Democrats lack the tools they need to fight inflation

The writer is a senior fellow at Brown University and global chief economist at Kroll

America’s Democrats have a problem. They face midterm elections in November with inflation outstripping wage growth, which means standards of living are falling. But there’s very little any president or political party can do about it.

Inflation is impossible for voters to miss, with consumer prices up 9.1 per cent in June over the past year. According to a Morning Consult survey, more than half of voters blame the policies of President Joe Biden, who has made tackling inflation his top economic priority.

Another Morning Consult poll shows that a larger percentage of voters think the president has a lot of control over managing inflation; more than the Federal Reserve (whose official mandate includes price stability), Congress or large companies.

It is no wonder the president has declared inflation “the bane of our existence”. There are some fiscal policies the government could implement to cool inflation, but they would only chip away at prices on the margins — more virtue signalling than actual impact.

The claim that Biden’s 2021 fiscal stimulus overheated the economy and drove prices up isn’t quite right. A San Francisco Fed study found about half the inflationary surge came from supply factors: supply chain problems, China’s Covid lockdowns and Russia’s war on Ukraine. Only about a third came from increased demand. Even if the stimulus did stoke inflation, it is being unwound this year. The US is undergoing the second largest fiscal retrenchment in its history, which will cool demand.

But with US petrol pump prices up more than 40 per cent over the past year and food prices more than 10 per cent, voters haven’t yet noticed. Energy prices are responsible for roughly half the surge in US inflation, yet no president could have the tools to bring them down by election day. The April White House announcement that it would release over 1mn barrels of oil a day from the Strategic Petroleum Reserve stabilised prices for a time. But the International Energy Agency estimates that replaces only about a third of the supply lost to the Ukraine war.

The administration is also urging other producers to ramp up supply. Biden sent senior officials to visit Venezuelan leader Nicolás Maduro, and is reportedly considering easing sanctions on the country in exchange for oil. Biden then went to Saudi Arabia for discussions with Crown Prince Mohammed bin Salman, the kingdom’s day-to-day ruler. He left without a public Saudi commitment to increase production.

So far, the world has not signed on to the US administration’s proposed price cap on Russian oil. While it could help to reduce oil prices, it would no doubt be leaky. India and China would be likely to buy oil at prices just above the cap, and Opec+ would resent the cut in prices.

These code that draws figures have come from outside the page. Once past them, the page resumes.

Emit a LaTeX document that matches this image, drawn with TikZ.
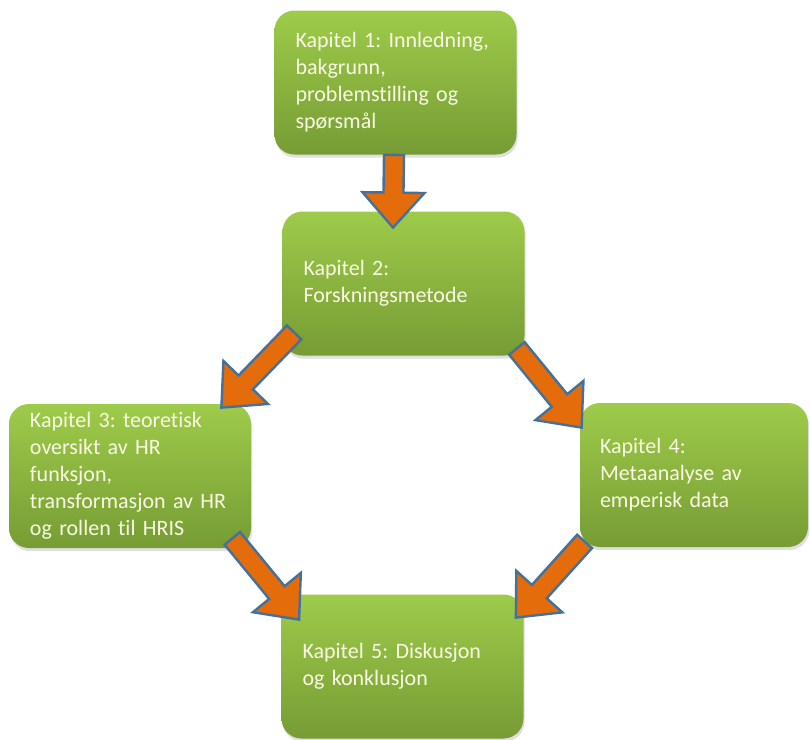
\documentclass[tikz,border=0pt]{standalone}
\usepackage{fontspec}
\setmainfont{Carlito}[Ligatures={NoCommon,NoRare}]
\frenchspacing
\usepackage{tikz}
\usetikzlibrary{
  calc,
  shadows
}
\definecolor{chaptop}{RGB}{158,203,74}
\definecolor{chapbot}{RGB}{118,156,52}
\definecolor{chaptext}{RGB}{250,250,228}
\definecolor{arrowfill}{RGB}{228,108,10}
\definecolor{arrowedge}{RGB}{65,113,156}

\begin{document}
\begin{tikzpicture}[
  x=0.5pt, y=-0.5pt,
  chap/.style={
    rectangle, rounded corners=10pt, top color=chaptop, bottom color=chapbot,
    minimum width=121pt, minimum height=72pt, text width=100pt,
    inner xsep=10pt, inner ysep=2pt, align=left, text=chaptext,
    font=\fontsize{11}{13.5}\selectfont,
    drop shadow={shadow xshift=0.6pt, shadow yshift=-1.6pt, opacity=0.25}
  },
  blockarr/.style={
    draw=arrowedge, fill=arrowfill, line width=1.2pt, line join=miter,
    to path={
      -- ($(\tikztostart)!5pt!90:(\tikztotarget)$)
      -- ($(\tikztotarget)!17.5pt!(\tikztostart)!5pt!-90:(\tikztostart)$)
      -- ($(\tikztotarget)!17.5pt!(\tikztostart)!15.5pt!-90:(\tikztostart)$)
      -- (\tikztotarget)
      -- ($(\tikztotarget)!17.5pt!(\tikztostart)!15.5pt!90:(\tikztostart)$)
      -- ($(\tikztotarget)!17.5pt!(\tikztostart)!5pt!90:(\tikztostart)$)
      -- ($(\tikztostart)!5pt!-90:(\tikztotarget)$)
      -- cycle
    }
  },
]
\useasboundingbox (0,0) rectangle (810,740);

\node[chap] (ch1) at (395.5,82.5)  {Kapitel 1: Innledning,\\ bakgrunn,\\ problemstilling og\\ spørsmål};
\node[chap] (ch2) at (403.5,283.5) {Kapitel 2:\\ Forskningsmetode};
\node[chap] (ch3) at (130,476)     {Kapitel 3: teoretisk\\ oversikt av HR\\ funksjon,\\ transformasjon av HR\\ og rollen til HRIS};
\node[chap, minimum width=114pt, text width=94pt] (ch4) at (694,475) {Kapitel 4:\\ Metaanalyse av\\ emperisk data};
\node[chap] (ch5) at (402.5,666.5) {Kapitel 5: Diskusjon\\ og konklusjon};

\draw[blockarr] ([shift={(-1.5,0)}]ch1.south)     to ([shift={(-10.5,16.5)}]ch2.north);
\draw[blockarr] ([shift={(12,-23.5)}]ch2.south west) to ([shift={(-30,4)}]ch3.north east);
\draw[blockarr] ([shift={(-8,-7.5)}]ch2.south east)  to ([shift={(2,25)}]ch4.north west);
\draw[blockarr] ([shift={(-19,-10)}]ch3.south east)  to ([shift={(18,25.5)}]ch5.north west);
\draw[blockarr] ([shift={(5,-6)}]ch4.south west)     to ([shift={(-8,23.5)}]ch5.north east);

\end{tikzpicture}
\end{document}
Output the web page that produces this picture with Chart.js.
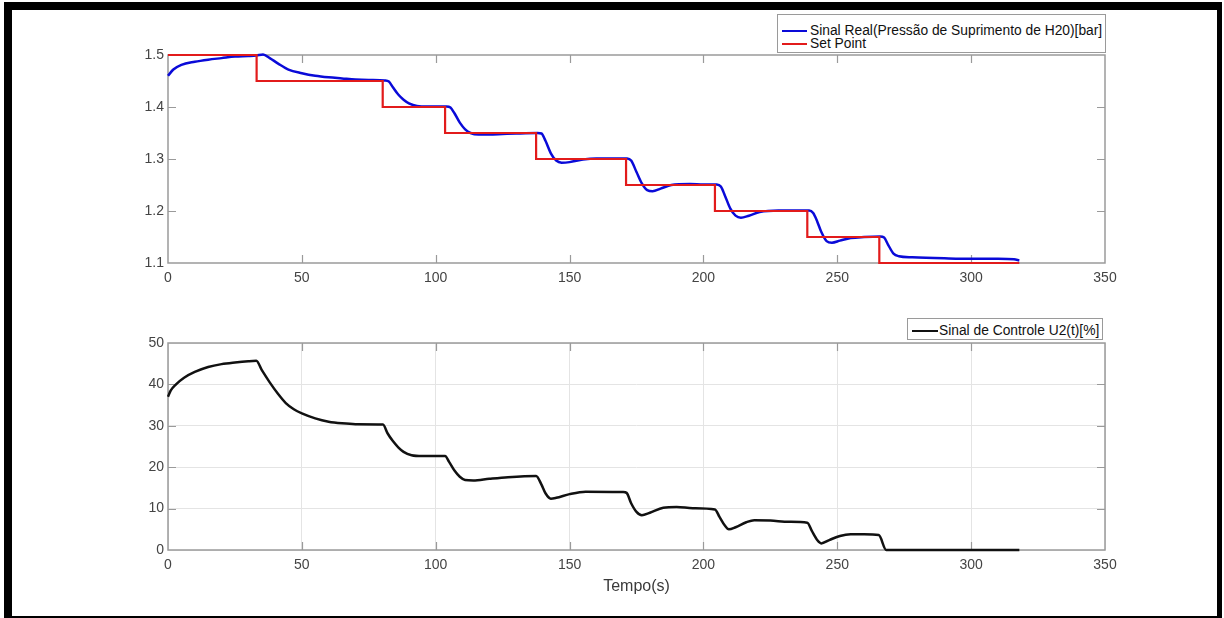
<!DOCTYPE html>
<html>
<head>
<meta charset="utf-8">
<script src="https://cdn.jsdelivr.net/npm/chart.js@4"></script>
<style>
  html, body { margin: 0; padding: 0; background: #fff; }
  body { width: 1224px; height: 618px; position: relative; overflow: hidden; font-family: "Liberation Sans", Arial, sans-serif; }
  canvas { position: absolute; left: 0; }
  #frame { position: absolute; left: 4px; top: 2px; width: 1205px; height: 606px; border-style: solid; border-color: #000; border-width: 8px 5px 2px 8px; pointer-events: none; }
  .legend { position: absolute; background: #fff; border: 1px solid #9a9a9a; box-sizing: border-box; }
  .row { position: absolute; left: 0; height: 14px; line-height: 14px; font-size: 13.8px; color: #111; white-space: nowrap; }
  .row span.sample { position: absolute; top: 6px; height: 2px; }
  .row span.txt { position: absolute; top: 0; }
</style>
</head>
<body>
<canvas id="topChart" width="1224" height="300" style="top:0"></canvas>
<canvas id="bottomChart" width="1224" height="318" style="top:300px"></canvas>

<div class="legend" style="left:777px;top:14px;width:329px;height:39px">
  <div class="row" style="top:9px"><span class="sample" style="left:4px;width:25px;background:#0a0ad8"></span><span class="txt" style="left:32px">Sinal Real(Pressão de Suprimento de H20)[bar]</span></div>
  <div class="row" style="top:22px"><span class="sample" style="left:4px;width:25px;background:#e21b1b"></span><span class="txt" style="left:32px">Set Point</span></div>
</div>
<div class="legend" style="left:907px;top:318px;width:196px;height:22px">
  <div class="row" style="top:5px"><span class="sample" style="left:4px;width:26px;background:#111"></span><span class="txt" style="left:31px">Sinal de Controle U2(t)[%]</span></div>
</div>
<div id="frame"></div>

<script>
// tempo (s) e pressão medida
const tPressao = [0, 2, 5, 10, 15, 20, 25, 30, 33, 35.5, 38, 41, 45, 50, 55, 60, 65, 70, 75, 81,
  82.5, 84, 86, 88, 90, 93, 97, 104, 105.5, 107, 109, 111, 113, 116, 120, 125, 130, 138,
  139.5, 141, 143, 145, 147, 150, 155, 160, 166, 171.5, 173, 175, 177, 179, 181, 184, 188, 195, 200, 205,
  206.5, 208, 210, 212, 214, 217, 221, 228, 235, 239.5, 241, 242.5, 244, 246, 248, 251, 255, 260, 266,
  267.5, 269, 271, 273, 278, 290, 300, 310, 316, 318];
const pressao = [1.46, 1.472, 1.481, 1.487, 1.491, 1.494, 1.497, 1.498, 1.499, 1.501, 1.494, 1.484, 1.472, 1.465, 1.460, 1.457, 1.455, 1.453, 1.452, 1.451,
  1.449, 1.438, 1.424, 1.414, 1.407, 1.402, 1.401, 1.401, 1.399, 1.388, 1.370, 1.357, 1.350, 1.347, 1.347, 1.348, 1.349, 1.350,
  1.349, 1.335, 1.311, 1.297, 1.293, 1.294, 1.299, 1.301, 1.301, 1.301, 1.297, 1.275, 1.253, 1.240, 1.238, 1.243, 1.250, 1.252, 1.251, 1.251,
  1.247, 1.230, 1.205, 1.191, 1.187, 1.191, 1.198, 1.201, 1.201, 1.201, 1.196, 1.180, 1.160, 1.142, 1.139, 1.143, 1.148, 1.150, 1.151,
  1.149, 1.135, 1.118, 1.113, 1.111, 1.109, 1.108, 1.108, 1.107, 1.105];

// set point (degraus)
const tSetPoint = [0, 33.1, 80.2, 103.5, 137.5, 171.1, 204.3, 238.8, 265.7, 318];
const setPoint = [1.5, 1.45, 1.40, 1.35, 1.30, 1.25, 1.20, 1.15, 1.10, 1.10];

// sinal de controle U2(t)
const tControle = [0, 1, 3, 6, 10, 15, 20, 25, 30, 33, 35, 38, 41, 44, 47, 50, 55, 60, 65, 70, 80.3,
  82, 84, 86, 88, 91, 95, 103.5, 105, 107, 109, 111, 114, 120, 127, 137.5,
  139.5, 141, 143, 145, 150, 156, 170, 171.3, 173, 175, 177, 180, 185, 190, 196, 204.3,
  206, 208, 209.5, 212, 216, 219, 225, 232, 238.8, 240.5, 242.5, 244, 247, 251, 255, 260, 265.5, 268.3, 280, 318];
const controle = [37, 38.5, 40, 41.6, 43.0, 44.2, 44.9, 45.3, 45.6, 45.7, 43.5, 40.5, 37.8, 35.5, 34, 33, 31.8, 31, 30.6, 30.4, 30.3,
  28.2, 26.3, 24.8, 23.7, 22.9, 22.7, 22.7, 21.3, 19.2, 17.7, 16.9, 16.8, 17.2, 17.6, 17.9,
  15.8, 13.7, 12.4, 12.6, 13.5, 14.1, 14.0, 13.8, 11.3, 9.2, 8.4, 9.0, 10.2, 10.4, 10.1, 9.8,
  8.0, 5.9, 5.0, 5.5, 6.7, 7.2, 7.1, 6.8, 6.6, 4.6, 2.4, 1.6, 2.4, 3.4, 3.8, 3.8, 3.6, 0, 0, 0];

const xTicks = [0, 50, 100, 150, 200, 250, 300, 350];

Chart.defaults.font.family = '"Liberation Sans", Arial, sans-serif';
Chart.defaults.font.size = 14;
Chart.defaults.color = '#444444';

function pts(xs, ys) {
  return xs.map((x, i) => ({ x: x, y: ys[i] }));
}

// caixa e marcas internas estilo MATLAB
const boxTicks = {
  id: 'boxTicks',
  beforeDatasetsDraw(chart) {
    const { ctx, chartArea: a, scales: { x, y } } = chart;
    ctx.save();
    ctx.strokeStyle = '#9a9a9a';
    ctx.lineWidth = 1.2;
    ctx.beginPath();
    x.ticks.forEach(t => {
      const px = Math.round(x.getPixelForValue(t.value)) + 0.5;
      if (px <= a.left + 1 || px >= a.right - 1) return;
      ctx.moveTo(px, a.bottom); ctx.lineTo(px, a.bottom - 8);
      ctx.moveTo(px, a.top); ctx.lineTo(px, a.top + 8);
    });
    y.ticks.forEach(t => {
      const py = Math.round(y.getPixelForValue(t.value)) + 0.5;
      if (py <= a.top + 1 || py >= a.bottom - 1) return;
      ctx.moveTo(a.left, py); ctx.lineTo(a.left + 8, py);
      ctx.moveTo(a.right, py); ctx.lineTo(a.right - 8, py);
    });
    ctx.stroke();
    ctx.lineWidth = 1.5;
    ctx.strokeRect(a.left, a.top, a.right - a.left, a.bottom - a.top);
    ctx.restore();
  }
};

function xScale(withGrid, title) {
  return {
    type: 'linear',
    min: 0,
    max: 350,
    afterBuildTicks: s => { s.ticks = xTicks.map(v => ({ value: v })); },
    ticks: { padding: 7, maxRotation: 0 },
    grid: { display: withGrid, color: '#e4e4e4', drawTicks: false },
    border: { display: false },
    title: title ? { display: true, text: title, font: { size: 16 }, color: '#3a3a3a', padding: { top: 0, bottom: 0 } } : { display: false },
    afterFit: s => { s.height = title ? 46 : 30; }
  };
}

function yScale(min, max, step, withGrid, digits) {
  return {
    min: min,
    max: max,
    ticks: { stepSize: step, padding: 4, callback: v => Number(v).toFixed(digits) },
    grid: { display: withGrid, color: '#e4e4e4', drawTicks: false },
    border: { display: false },
    afterFit: s => { s.width = 168; }
  };
}

new Chart(document.getElementById('topChart'), {
  type: 'line',
  data: {
    datasets: [
      {
        label: 'Sinal Real(Pressão de Suprimento de H20)[bar]',
        data: pts(tPressao, pressao),
        borderColor: '#0a0ad8',
        borderWidth: 2.5,
        pointRadius: 0,
        cubicInterpolationMode: 'monotone',
        tension: 0.4,
        clip: 4,
        order: 2
      },
      {
        label: 'Set Point',
        data: pts(tSetPoint, setPoint),
        borderColor: '#e21b1b',
        borderWidth: 2.2,
        pointRadius: 0,
        stepped: 'before',
        clip: 4,
        order: 1
      }
    ]
  },
  options: {
    responsive: false,
    animation: false,
    layout: { padding: { left: 0, right: 119, top: 55, bottom: 7 } },
    plugins: { legend: { display: false }, tooltip: { enabled: false } },
    scales: {
      x: xScale(false, null),
      y: yScale(1.1, 1.5, 0.1, false, 1)
    }
  },
  plugins: [boxTicks]
});

new Chart(document.getElementById('bottomChart'), {
  type: 'line',
  data: {
    datasets: [
      {
        label: 'Sinal de Controle U2(t)[%]',
        data: pts(tControle, controle),
        borderColor: '#111111',
        borderWidth: 2.5,
        pointRadius: 0,
        cubicInterpolationMode: 'monotone',
        tension: 0.4,
        clip: 4
      }
    ]
  },
  options: {
    responsive: false,
    animation: false,
    layout: { padding: { left: 0, right: 119, top: 43, bottom: 22 } },
    plugins: { legend: { display: false }, tooltip: { enabled: false } },
    scales: {
      x: xScale(true, 'Tempo(s)'),
      y: yScale(0, 50, 10, true, 0)
    }
  },
  plugins: [boxTicks]
});
</script>
</body>
</html>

More oil should mean lower prices. US producers are starting to ramp up drilling, but the Democrats’ desire to increase alternative energy sources limits incentives to invest in carbon assets. One issue with all these efforts is that oil is sold in a global market. Chronic under-investment in fossil fuels and Europe’s turn from Russian energy mean that oil prices will be higher for years, not months. Also, many refineries were mothballed when demand plunged during the Covid lockdown. The lack of capacity means petrol prices will stay high even when oil prices abate.

Congress could vote to increase income taxes, dealing a blow to demand, but that’s a political non-starter. Instead, it is considering suspending the federal levy on petrol — it is about 18 cents a gallon, not much compared with an average price per gallon of about $4.50. Drivers wouldn’t get all the benefits, as energy companies pay part of the tax. Cutting petrol taxes also generates higher demand, pushing prices up.

Biden waived environmental rules, enabling ethanol to be added to petrol in the summer driving season. But only 2,300 petrol stations countrywide carry this mix. Agricultural analysts worry increased demand for corn to make ethanol could push farmers to shift production from wheat, fuelling food inflation.

Beyond oil and gas, the Biden administration wants to crack down on price gouging by firms in industries that lack competitiveness. A White House analysis, for example, found high concentration in the meatpacking industry drives prices up. A poll this year showed more than half of voters blame inflation on a lack of competition among companies but roughly two-thirds of economists disagree. Market concentration has been elevated across a number of US industries for years without sparking an acceleration in inflation.

Biden could cut tariffs. According to a study by the Peterson Institute, removing the Trump tariffs on $360bn of Chinese imports might lower consumer price inflation by 1 percentage point. This might not be worth ceding leverage to China in trade negotiations. A broader 2 percentage point tariff-equivalent reduction could reduce the CPI by 1.3 percentage points. Still, the impact would mostly be on merchandise, not where inflation hits the hardest – fuel, food and housing.

This makes Biden’s first point in his inflation-busting plan the most effective move for Democrats: leave it up to the Fed to fight inflation. It will take time and there’s a risk that the Fed sparks a vote-killing recession. If bringing down inflation is the top priority, though, that is the one thing guaranteed to work.